• Interesting discussion. I certainly see where EAV design is effective for front-end systems which expect to receive large numbers of unknown values from multiple sources or when the query objectives are for display of a single response set (to display a risk score on the screen, for example). The time and resource savings for redesign of data models are evident. Great for "getting data in". However, what this practice really does is delay the integration decisions to a later step in the process.

    We data warehouse developers struggle with name value pair design in our front end (source) systems. One of the primary purposes of a good data model is communication of the business relationships among the logical entities about which the business has an interest. The EAV model cannot be used as such a communication tool. On the data warehousing side and the downstream reporting side the intent is to make the data available to end report users and decision makers in an unambiguous easily queryable form that is tuned to return millions of rows in aggregated form. We are tasked with analyzing and dissecting the value pairs and creating a logical business model that is representative of the integrated content. Its really a case of pay now or pay later.

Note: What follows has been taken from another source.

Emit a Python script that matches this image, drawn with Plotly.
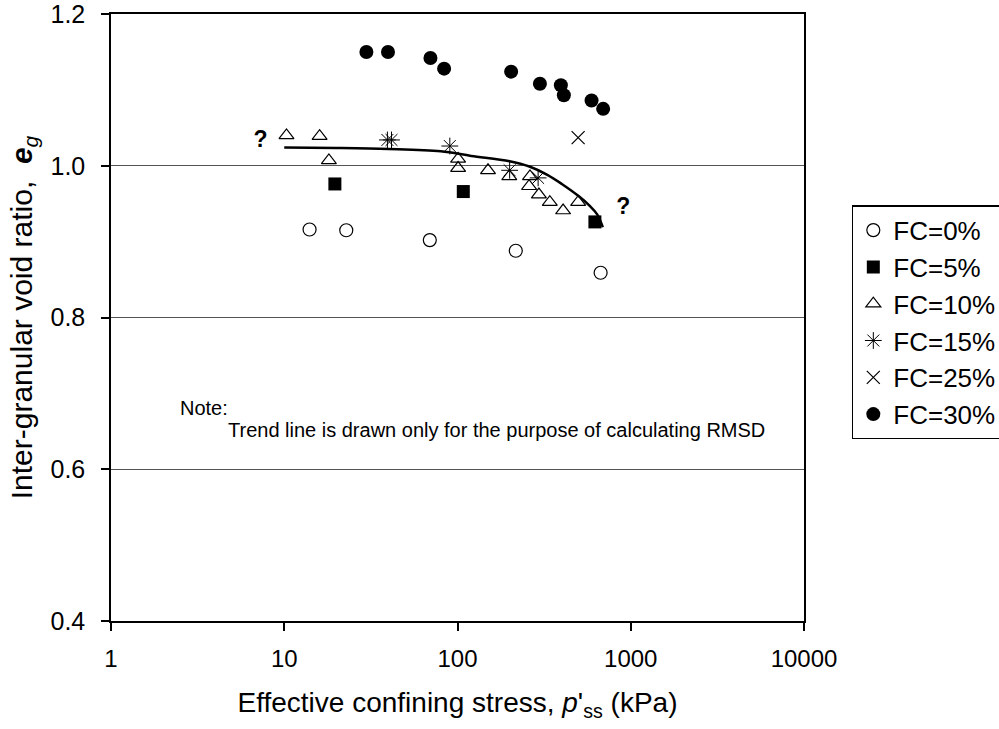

    We took an approach in our datamart (star schema) where each fact record represented an assessment and had a FK to our question table for each question. This of course reduced the number of storage rows by raising the grain from a single response to a set of responses, but had the negative and limiting effect of creating multiple joins, which at 24 currently is slowing performance not to mention confusing our OLAP Reporting tool developers.

    We will now create a view that performs the the joins for them, but I am still searching for an approach for the survey problem that combines reporting performance and business clarity with the lowest possible storage requirements. Look forward to T.Asfaw's second article and hope you will address the impact of EAV design on the downstream Data Warehousing and Reporting arenas.